Edstart, which lends money for education, says private school fees have gone up 3.1 per cent this year – nearly twice the rate of inflation.
A survey of 1600 families by the company across the nation showed that private school fees consumed 35 per cent of net family income, and in South Australia and Victoria the figure was close to 40 per cent.
Some parents were feeling the pressure more than others. Fees at Macquarie Grammar School, a small coeducational school in central Sydney have risen 10.8 per cent this year.
Emmaus College in Melbourne’s eastern suburbs increased fees 6.9 per cent and fees at Stuartholme School in Brisbane’s west went up over 6 per cent.
But the increases are not restricted to top-tier private schools in wealthy suburbs.
Melissa Ellis lives in Canberra with her self-employed husband and four children, three of whom are in the Catholic school system; the other moved to a public college this year.
We live week to week. There’s not much spare money for anything. As parents, you don’t buy yourself much.
— Melissa Ellis, mother.
When all four were in the Catholic system, her annual bill for fees topped $37,000.
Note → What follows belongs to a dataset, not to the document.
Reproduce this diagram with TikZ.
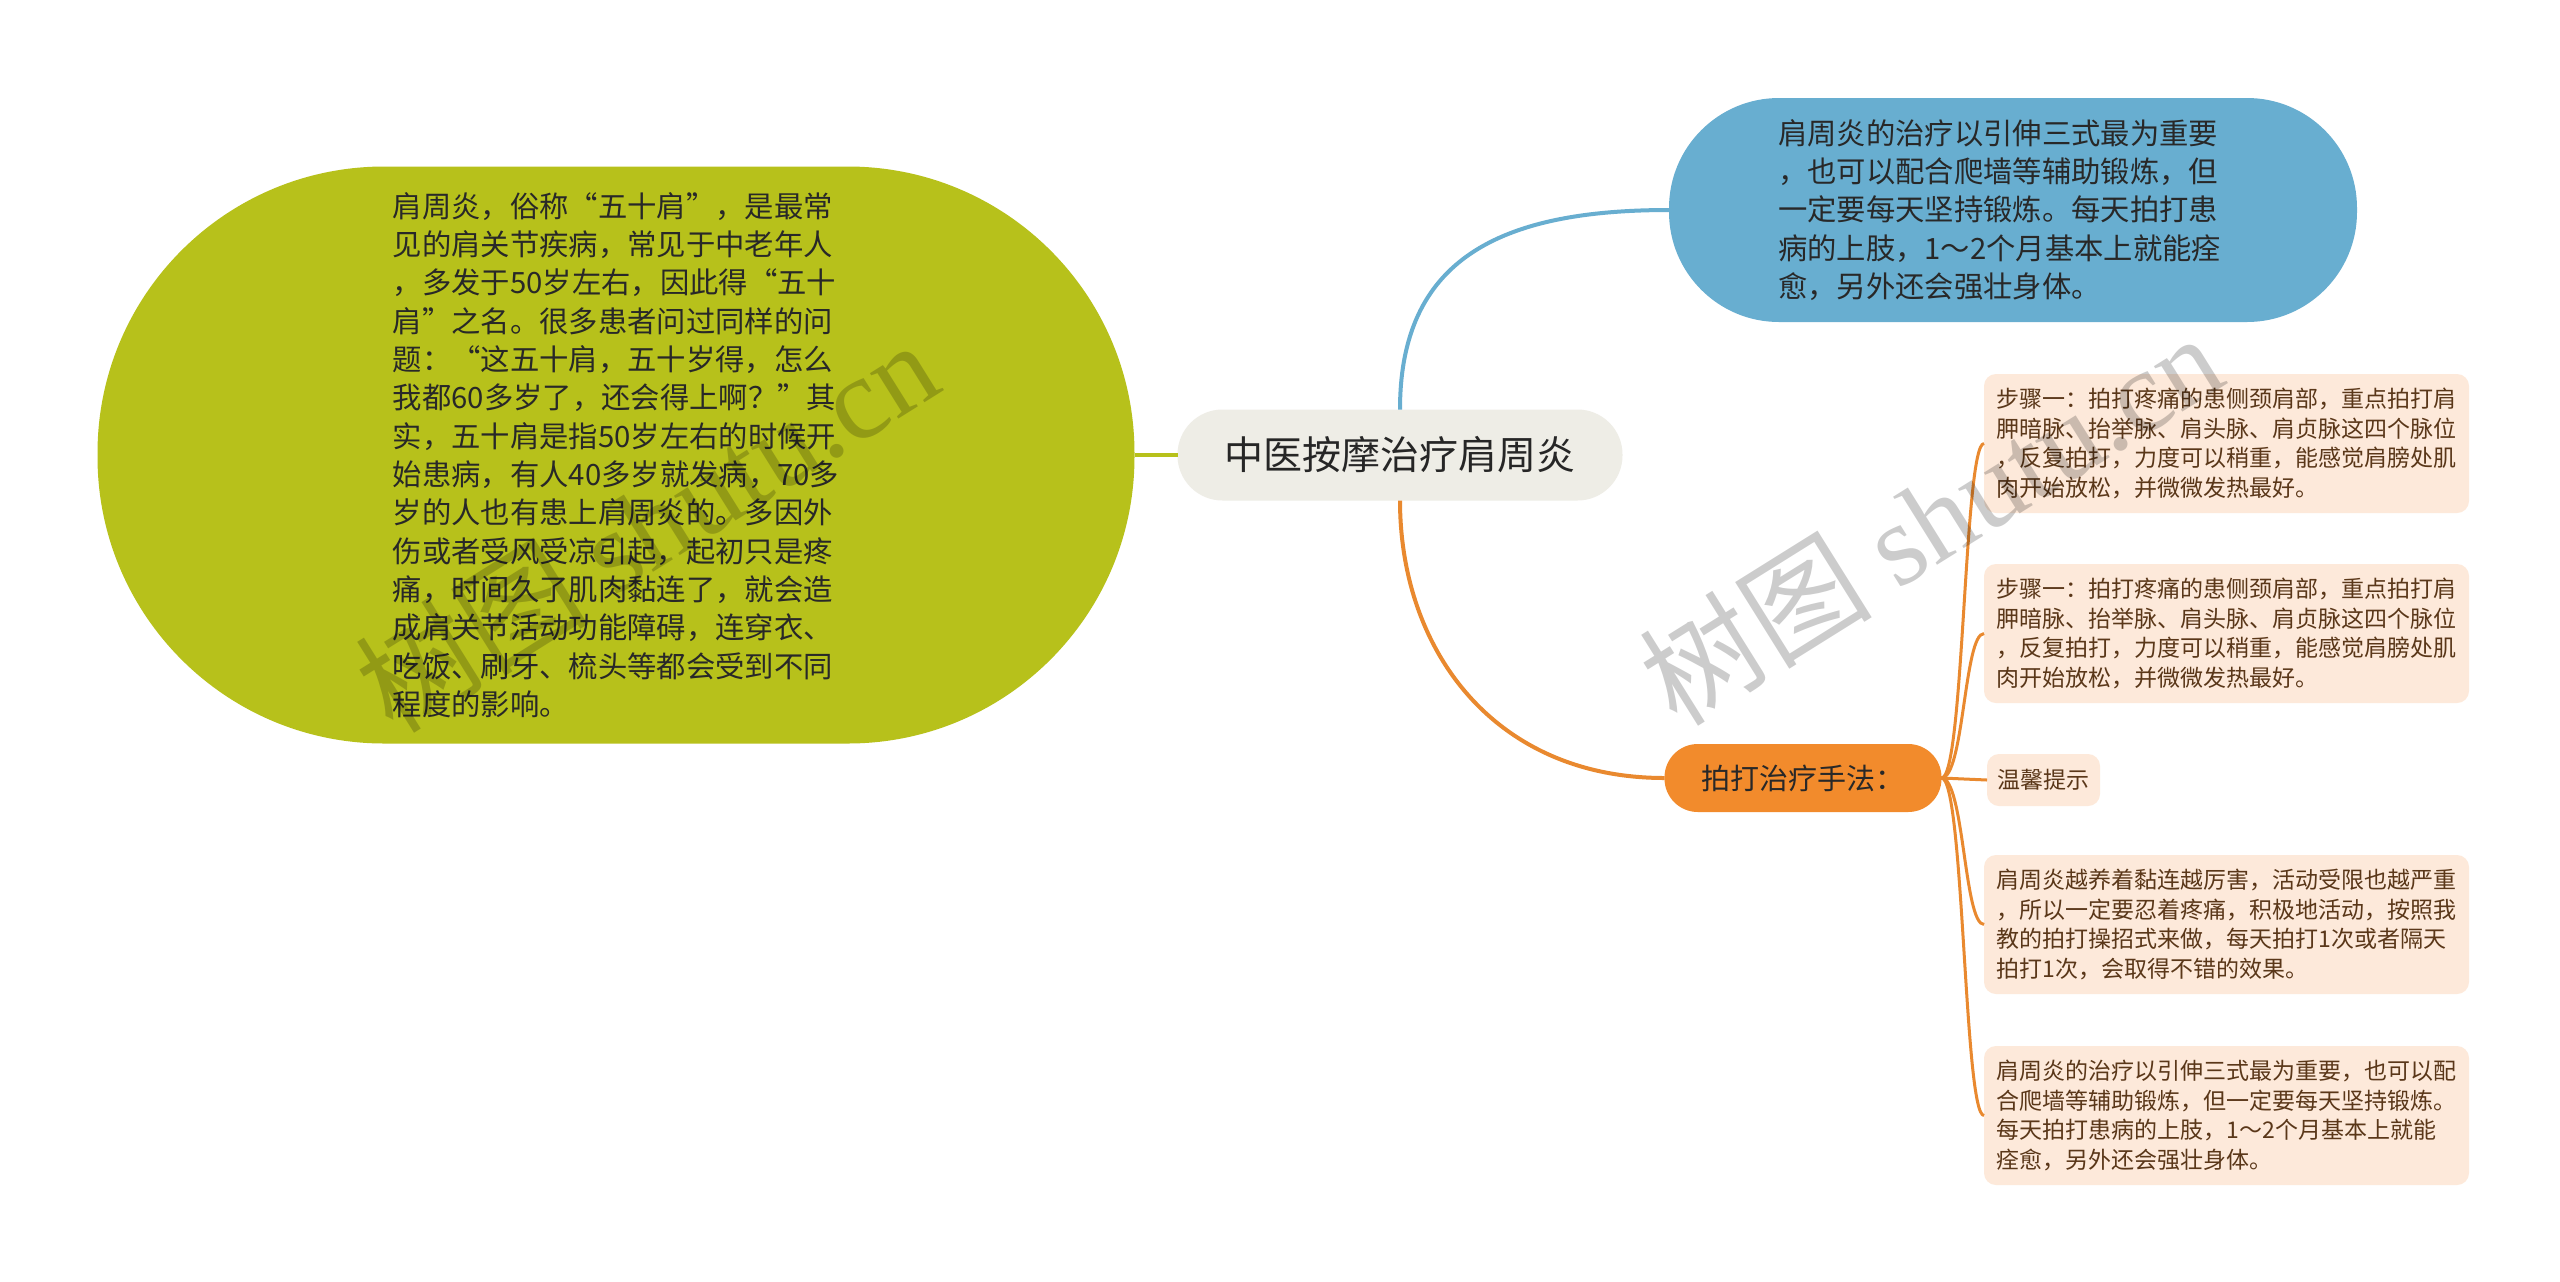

“My husband has to work six days a week. I work from home. I’m reselling on e-Bay to help with the fees,” she said.
“It’s not just the fees, it’s all the extras. Camps are between $400 and $700. There are a couple that come right before Christmas. I had a $1000 bill before Christmas and I was still trying to catch up by April.”
The family initially had all the children in top-tier Anglican schools but Ms Ellis said they struggled with the price increases.
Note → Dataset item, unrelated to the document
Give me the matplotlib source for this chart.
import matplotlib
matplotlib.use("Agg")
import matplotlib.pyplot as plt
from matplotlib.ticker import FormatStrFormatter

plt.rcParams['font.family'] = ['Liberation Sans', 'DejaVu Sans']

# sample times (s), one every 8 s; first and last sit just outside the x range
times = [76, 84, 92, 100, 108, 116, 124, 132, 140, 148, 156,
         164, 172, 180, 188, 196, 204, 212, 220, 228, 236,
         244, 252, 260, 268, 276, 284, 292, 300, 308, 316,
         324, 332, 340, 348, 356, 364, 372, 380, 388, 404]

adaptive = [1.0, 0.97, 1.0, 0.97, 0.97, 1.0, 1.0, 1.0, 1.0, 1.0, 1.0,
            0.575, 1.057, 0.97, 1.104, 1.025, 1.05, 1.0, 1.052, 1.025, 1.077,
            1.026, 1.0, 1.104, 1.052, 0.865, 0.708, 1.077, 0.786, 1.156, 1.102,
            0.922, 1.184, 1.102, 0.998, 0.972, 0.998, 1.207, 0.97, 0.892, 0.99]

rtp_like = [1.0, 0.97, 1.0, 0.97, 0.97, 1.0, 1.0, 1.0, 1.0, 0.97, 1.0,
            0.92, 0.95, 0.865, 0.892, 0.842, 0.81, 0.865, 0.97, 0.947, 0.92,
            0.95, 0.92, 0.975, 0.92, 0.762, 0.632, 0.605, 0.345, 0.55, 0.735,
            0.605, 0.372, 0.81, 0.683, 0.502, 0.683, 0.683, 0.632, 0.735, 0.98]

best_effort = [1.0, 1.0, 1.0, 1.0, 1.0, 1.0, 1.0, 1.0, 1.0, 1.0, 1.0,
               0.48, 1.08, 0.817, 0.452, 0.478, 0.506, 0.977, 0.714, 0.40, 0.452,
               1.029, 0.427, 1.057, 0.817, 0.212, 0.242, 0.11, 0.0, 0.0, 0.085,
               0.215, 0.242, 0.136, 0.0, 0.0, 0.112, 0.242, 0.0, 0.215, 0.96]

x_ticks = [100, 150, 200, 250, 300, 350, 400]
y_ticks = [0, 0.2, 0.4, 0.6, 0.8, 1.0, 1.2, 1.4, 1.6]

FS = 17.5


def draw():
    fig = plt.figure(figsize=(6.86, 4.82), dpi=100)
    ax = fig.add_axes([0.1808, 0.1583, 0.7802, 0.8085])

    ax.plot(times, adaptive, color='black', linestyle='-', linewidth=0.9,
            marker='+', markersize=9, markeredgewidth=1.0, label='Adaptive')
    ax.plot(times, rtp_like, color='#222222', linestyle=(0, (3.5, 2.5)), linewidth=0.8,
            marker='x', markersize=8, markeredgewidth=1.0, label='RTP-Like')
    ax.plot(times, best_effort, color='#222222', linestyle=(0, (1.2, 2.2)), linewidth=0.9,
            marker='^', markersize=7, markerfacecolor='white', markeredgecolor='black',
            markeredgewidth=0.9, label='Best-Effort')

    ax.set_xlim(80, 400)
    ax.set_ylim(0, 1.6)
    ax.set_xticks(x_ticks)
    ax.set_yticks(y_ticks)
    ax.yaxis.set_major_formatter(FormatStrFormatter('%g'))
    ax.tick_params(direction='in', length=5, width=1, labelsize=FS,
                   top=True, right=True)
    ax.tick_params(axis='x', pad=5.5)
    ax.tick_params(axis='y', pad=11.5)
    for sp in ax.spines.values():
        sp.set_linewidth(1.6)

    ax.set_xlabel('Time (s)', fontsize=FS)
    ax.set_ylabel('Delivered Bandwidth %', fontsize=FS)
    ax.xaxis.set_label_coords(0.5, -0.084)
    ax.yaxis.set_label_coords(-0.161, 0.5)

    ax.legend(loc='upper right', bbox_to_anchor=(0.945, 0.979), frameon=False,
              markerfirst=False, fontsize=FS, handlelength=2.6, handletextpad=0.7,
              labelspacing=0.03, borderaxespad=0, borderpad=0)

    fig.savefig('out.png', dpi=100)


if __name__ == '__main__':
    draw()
They switched to the ACT Catholic school system partly to cope with the fee pressure.
But inflation-driven increases have made that hard too. Moreover, as the children grew older, the base fees started to rise. The annual fees for one of her children started at $1500 but have now hit $8500.
“We live week to week. There’s not much spare money for anything. As parents, you don’t buy yourself much,” Ms Ellis said.
In NSW, where fees went up 3.7 per cent this year, among the highest increases in the country, private schools blamed rising energy costs.
The chief executive of the Association of Independent Schools NSW, Geoff Newcombe, said electricity bills had risen 11 per cent a year for the past 10 years.
“Schools have higher utility costs than most people realise. Energy use rises each year with enrolment growth, technology use and air-conditioning.
“Ausgrid has required many schools to install electrical sub-stations due to their higher energy usage. These can cost up to $400,000 each.
Dr Newcombe said salaries for most school staff went up at least 2.5 per cent and NSW independent schools were servicing capital works valued close to $1.2 billion.
“While official interest rates may now be at record lows, many schools have loans with fixed rates from many years ago,” he said.
“Planning costs have gone up. All new schools are now considered State Significant Development and must be assessed by the NSW Dept of Planning and Infrastructure, which requires more extensive, and costly, expert-planning reports.”
The salary factor
Other education analysts said costs had gone up by a similar level in the public sector. But the rise in the independent sector was more visible because it was embedded in fees, which are published.
Beth Blackwood, chief executive of the Association of Heads of Independent Schools of Australia, said salaries were the biggest single cost factor.
“Most teaching enterprise agreements have salary increases above CPI. And most new teachers have increments in the first eight to nine years of work.
“Independent schools are usually open from 7am to 7pm so costs are tied not just to the school day but to resources.
“There’s more to pay for: co-curricular and community events, after school care, utilities, costs for STEM equipment and new mental health programs.”
Ms Blackwood said some independent schools did not know how they would be hit by the changed government-funding model, which will focus more on family income.
Edstart chief executive Jack Stevens said parents had always felt school fees were a burden but a decade of fee increases running above inflation had them “up in arms”.
“There is no question that for Australian families education is a massive priority, but I’m not sure that everyone is prepared for the financial load.”
Schools were under competitive pressure to improve facilities and to lower staff-student ratios, which put immense pressure on their cost base. Despite this, there was little evidence of price gouging, Mr Stevens said.
“Top tier schools with strong demand and waiting lists generally had lower fee increases than those schools with available places. You would expect the reverse if there was any evidence of price gouging.
“It’s very clear that fee inflation is driven primarily by the increasing cost of school operations, and in some cases, a decline in government funding.”
The combination of fee increases and the escalation of base fees as children grew older had produced a cultural change, he said.
“A school can’t just fire off a bill for $20,000 for one kid. That doesn’t work any more. They have to spread the load over the term.”